Eduardo Acosta, PhD Candidate in South Asian Languages and Civilizations
In 1871, the Bengali intellectual Bankimchandra Chattopadhyay wrote a scathing assessment of the poet Ishwar Chandra Gupta, who had been an influential and popular writer in Bengal. “He stands between the past and the present,” wrote Bankim, “A dozen years have not elapsed since Ishwar Chandra Gupta died, yet we speak of him as belonging to a past era.” This indictment of Ishwar Gupta shows Bankim’s nationalist apprehension of what should be the literary history of Bengal, a preoccupation that has received a fair share of attention in modern scholarship. However, Bankim’s ideation of a literary past that included his almost-contemporary also points to a question that was heavily disputed throughout the 19th century: when was exactly the literary past of Bengal?
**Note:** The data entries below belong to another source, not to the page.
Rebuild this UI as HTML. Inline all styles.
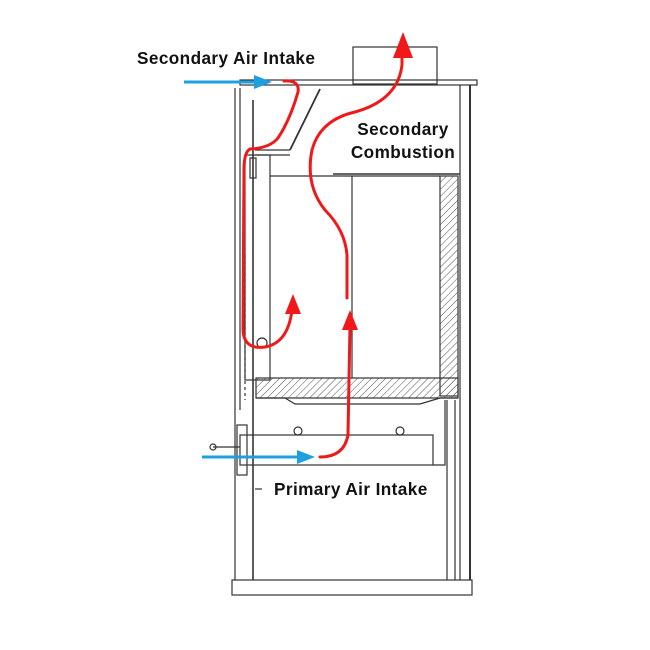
<!DOCTYPE html>
<html><head><style>
html,body{margin:0;padding:0;background:#fff;}
svg{display:block;}
text{font-family:"Liberation Sans",sans-serif;font-weight:bold;fill:#111;letter-spacing:0.4px;}
</style></head><body>
<svg width="650" height="650" viewBox="0 0 650 650" xmlns="http://www.w3.org/2000/svg">
<defs>
<pattern id="h" width="5" height="5" patternUnits="userSpaceOnUse" patternTransform="rotate(45)">
<line x1="0" y1="0" x2="0" y2="5" stroke="#555" stroke-width="1"/>
</pattern>
</defs>
<g fill="none" stroke="#333" stroke-width="1.2">
<rect x="353" y="47" width="84" height="37"/>
<rect x="240" y="80" width="237" height="5"/>
<line x1="460" y1="85" x2="460" y2="580"/>
<line x1="470" y1="85" x2="470" y2="580" stroke-width="2"/>
<line x1="235" y1="88" x2="235" y2="580"/>
<line x1="240" y1="88" x2="240" y2="410"/>
<line x1="253" y1="100" x2="253" y2="580" stroke-width="1.6"/>
<line x1="447" y1="400" x2="447" y2="580"/>
<line x1="455" y1="400" x2="455" y2="580"/>
<line x1="320" y1="89" x2="290" y2="150" stroke-width="1.8"/>
<line x1="255" y1="150" x2="290" y2="150"/>
<line x1="255" y1="155" x2="290" y2="155"/>
<rect x="245" y="155" width="25" height="225"/>
<rect x="250" y="158" width="6" height="20"/>
<circle cx="262" cy="343" r="5"/>
<line x1="270" y1="176" x2="440" y2="176"/>
<line x1="333" y1="174" x2="460" y2="174" stroke-width="1.6"/>
<line x1="352" y1="176" x2="352" y2="378"/>
<rect x="440" y="176" width="18" height="220" fill="url(#h)"/>
<rect x="256" y="378" width="202" height="20" fill="url(#h)"/>
<path d="M256 398 L285 398 L295 404 L420 404 L440 398 L458 398"/>
<rect x="240" y="435" width="193" height="30"/>
<circle cx="298" cy="431" r="4"/>
<circle cx="400" cy="431" r="4"/>
<path d="M433 465 L445 465 L445 400"/>
<rect x="237" y="425" width="10" height="50"/>
<line x1="213" y1="447" x2="240" y2="447"/>
<circle cx="213" cy="447" r="3"/>
<line x1="255" y1="489" x2="262" y2="489"/>
<rect x="232" y="580" width="240" height="15"/>
<line x1="245" y1="255" x2="245" y2="400" stroke-dasharray="3 3"/>
</g>
<g stroke="#1ea0e0" stroke-width="3" fill="#1ea0e0">
<line x1="184" y1="82" x2="255" y2="82"/>
<polygon points="272,82 254,75 254,89" stroke="none"/>
<line x1="202" y1="457" x2="298" y2="457"/>
<polygon points="315,457 297,450 297,464" stroke="none"/>
</g>
<g stroke="#f01818" stroke-width="3" fill="none" stroke-linecap="round">
<path d="M284 81 Q300 80 298 92 Q290 120 278 138 Q270 148 250 149 Q244 152 244 170 L243 330 Q244 350 265 347 Q288 343 292 310"/>
<path d="M347 298 L347 255 Q345 230 325 210 Q305 185 312 150 Q320 120 355 112 Q398 100 402 65 L402 50"/>
<path d="M320 457 Q344 457 348 435 L350 325"/>
</g>
<g fill="#f01818">
<polygon points="293,294 285,314 301,314"/>
<polygon points="403,32 393,58 413,58"/>
<polygon points="350,310 342,330 358,330"/>
</g>
<text x="137" y="64" font-size="17.2">Secondary Air Intake</text>
<text x="403" y="135" font-size="17.2" text-anchor="middle">Secondary</text>
<text x="403" y="158" font-size="17.2" text-anchor="middle">Combustion</text>
<text x="274" y="495" font-size="17.2">Primary Air Intake</text>
</svg>
</body></html>
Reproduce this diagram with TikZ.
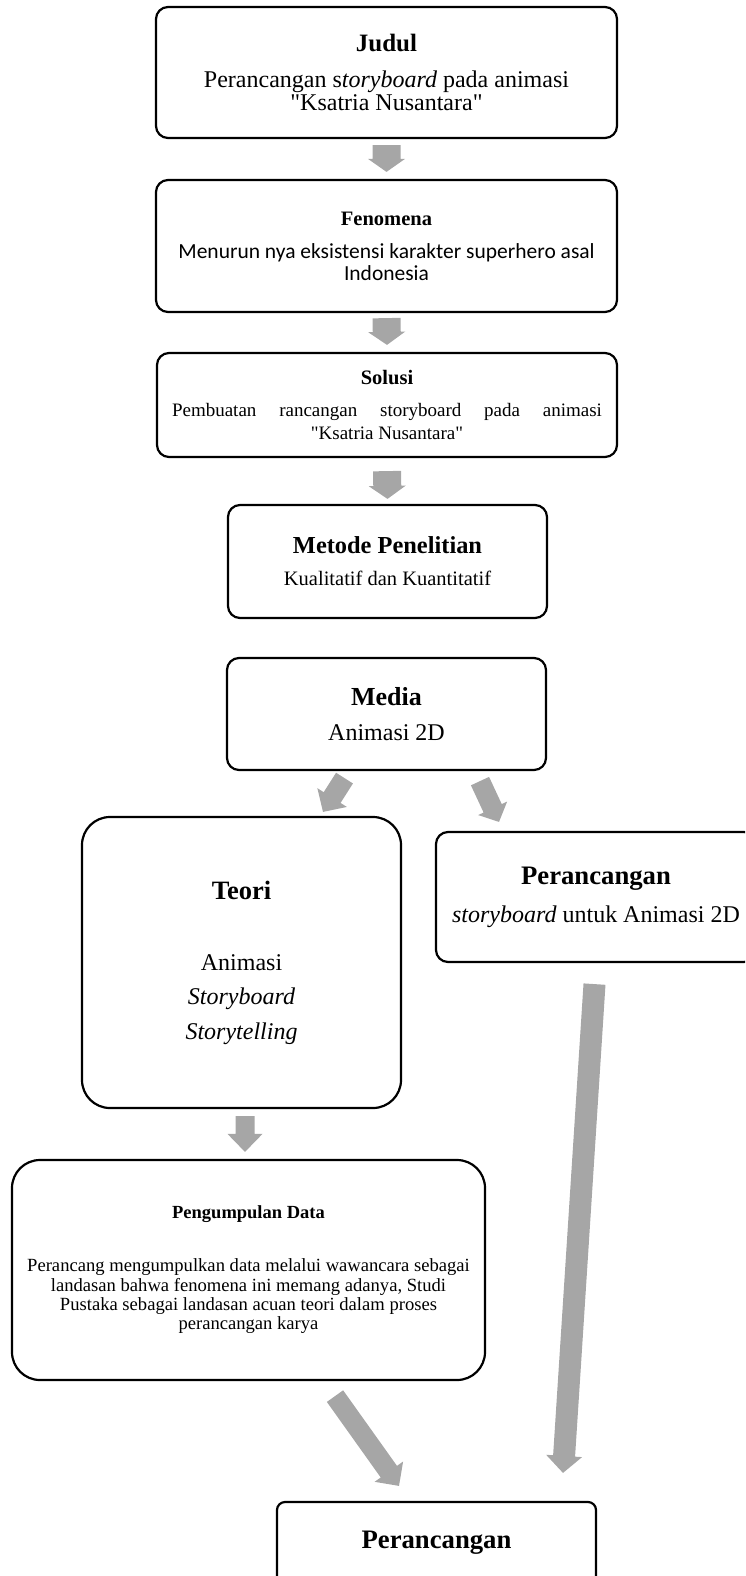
\documentclass[tikz,border=0pt]{standalone}
\usepackage{fontspec}
\setmainfont{Liberation Serif}[Ligatures=TeXOff]
\newfontfamily\calibrifont{Carlito}
\usetikzlibrary{calc}

\definecolor{arrowgray}{RGB}{166,166,166}

% block arrow: from, to, shaft half width, head half width, head length
\newcommand{\blockarrow}[5]{%
  \fill[arrowgray] let \p1=($(#2)-(#1)$), \n1={atan2(\y1,\x1)} in
    ($(#1)+(\n1+90:#3)$) -- ($(#2)+(\n1+180:#5)+(\n1+90:#3)$)
    -- ($(#2)+(\n1+180:#5)+(\n1+90:#4)$) -- (#2)
    -- ($(#2)+(\n1+180:#5)+(\n1-90:#4)$) -- ($(#2)+(\n1+180:#5)+(\n1-90:#3)$)
    -- ($(#1)+(\n1-90:#3)$) -- cycle;}

\begin{document}
\begin{tikzpicture}[
    x=1pt, y=-1pt,
    stage/.style={draw, line width=2.2pt, rounded corners=12pt, align=center, inner sep=0pt},
    bigstage/.style={stage, rounded corners=28pt}
]
\useasboundingbox (0,0) rectangle (745,1576);
\clip (0,0) rectangle (745,1576);

% Judul
\node[stage, minimum width=461pt, minimum height=131pt, font=\fontsize{24}{23}\selectfont] (judul) at (386.5,72.5)
  {{\bfseries\fontsize{25}{23}\selectfont Judul}\\[13pt]
   Perancangan s\textit{toryboard} pada animasi\\ "Ksatria Nusantara"};

% Fenomena
\node[stage, minimum width=461pt, minimum height=132pt, font=\calibrifont\fontsize{21.5}{22}\selectfont] (fenomena) at (386.5,246)
  {{\rmfamily\bfseries\fontsize{20.5}{22}\selectfont Fenomena}\\[11pt]
   Menurun nya eksistensi karakter superhero asal\\ Indonesia};

% Solusi
\node[stage, minimum width=460pt, minimum height=104pt, font=\fontsize{19}{23}\selectfont] (solusi) at (387,405)
  {{\bfseries\fontsize{20.5}{23}\selectfont Solusi}\\[9pt]
   \makebox[430pt][s]{Pembuatan rancangan storyboard pada animasi}\\ "Ksatria Nusantara"};

% Metode Penelitian
\node[stage, minimum width=319pt, minimum height=113pt, font=\fontsize{20.5}{32}\selectfont] (metode) at (387.5,561.5)
  {{\bfseries\fontsize{24.4}{32}\selectfont Metode Penelitian}\\
   Kualitatif dan Kuantitatif};

% Media
\node[stage, minimum width=319pt, minimum height=112pt, font=\fontsize{24}{35}\selectfont] (media) at (386.5,714)
  {{\bfseries\fontsize{26}{35}\selectfont Media}\\ Animasi 2D};

% Teori
\node[bigstage, minimum width=319pt, minimum height=291pt, font=\fontsize{24}{34.5}\selectfont] (teori) at (241.5,962.5)
  {{\bfseries\fontsize{26.5}{34.5}\selectfont Teori}\\[36.5pt]
   Animasi\\ \textit{Storyboard}\\ \textit{Storytelling}};

% Perancangan storyboard
\node[stage, minimum width=320pt, minimum height=130pt, font=\fontsize{24}{38}\selectfont] (rancang) at (596,897)
  {{\bfseries\fontsize{26.7}{38}\selectfont Perancangan}\\
   \textit{storyboard} untuk Animasi 2D};

% Pengumpulan Data
\node[bigstage, minimum width=473pt, minimum height=220pt, font=\fontsize{18.6}{19.3}\selectfont] (data) at (248.5,1270)
  {{\bfseries\fontsize{18.5}{19.3}\selectfont Pengumpulan Data}\\[33.7pt]
   Perancang mengumpulkan data melalui wawancara sebagai\\
   landasan bahwa fenomena ini memang adanya, Studi\\
   Pustaka sebagai landasan acuan teori dalam proses\\
   perancangan karya};

% Perancangan (hasil)
\node[stage, rounded corners=8pt, minimum width=319pt, minimum height=82pt] (hasil) at (436.5,1543)
  {\bfseries\fontsize{26.7}{30}\selectfont Perancangan};

% arrow ends
\coordinate (jf1) at ($(judul.south)+(0,6)$);
\coordinate (jf2) at ($(fenomena.north)+(0,-7)$);
\coordinate (fs1) at ($(fenomena.south)+(0,5)$);
\coordinate (fs2) at ($(solusi.north)+(0,-7)$);
\coordinate (sm1) at ($(solusi.south)+(0,13)$);
\coordinate (sm2) at ($(metode.north)+(0,-5)$);
\coordinate (mt1) at ($(media.south)+(-42,7)$);
\coordinate (mt2) at ($(teori.north)+(81.5,-4)$);
\coordinate (mr1) at ($(media.south)+(93.5,10)$);
\coordinate (mr2) at ($(rancang.north)+(-97,-9)$);
\coordinate (td1) at ($(teori.south)+(3.5,7)$);
\coordinate (td2) at ($(data.north)+(-3.5,-7)$);
\coordinate (dh1) at ($(data.south)+(86.5,15)$);
\coordinate (dh2) at ($(hasil.north)+(-37.5,-15)$);
\coordinate (rh1) at ($(rancang.south)+(-1.5,21)$);
\coordinate (rh2) at ($(hasil.north)+(126.5,-28)$);

% block arrows
\blockarrow{jf1}{jf2}{14pt}{18.5pt}{13pt}
\blockarrow{fs1}{fs2}{14pt}{18.5pt}{13pt}
\blockarrow{sm1}{sm2}{14pt}{18.5pt}{13pt}
\blockarrow{mt1}{mt2}{10pt}{17.5pt}{17pt}
\blockarrow{mr1}{mr2}{10pt}{16pt}{15pt}
\blockarrow{td1}{td2}{9.5pt}{17.5pt}{18pt}
\blockarrow{dh1}{dh2}{10pt}{17.5pt}{17.5pt}
\blockarrow{rh1}{rh2}{11pt}{18pt}{17pt}

\end{tikzpicture}
\end{document}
This paper analyzes different texts dealing with the literary history of Bengal written in Bangla and English during the nineteenth century. From Kashiprasad Ghosh’s 1830 article “On Bengali writers” to Dineshcandra Sen’s magnum opus Baṅgabhāṣā o sāhitya, this paper queries the different—and sometimes contradictory—narratives and idioms of change, innovation, and corruption that these literary histories deployed in order to periodize the literary past of Bengal. Rather than taking for granted the medieval/modern division, this paper hopes to complicate the matter of periodization and of the historical precedent of Bengal’s past that were enacted during the nineteenth century.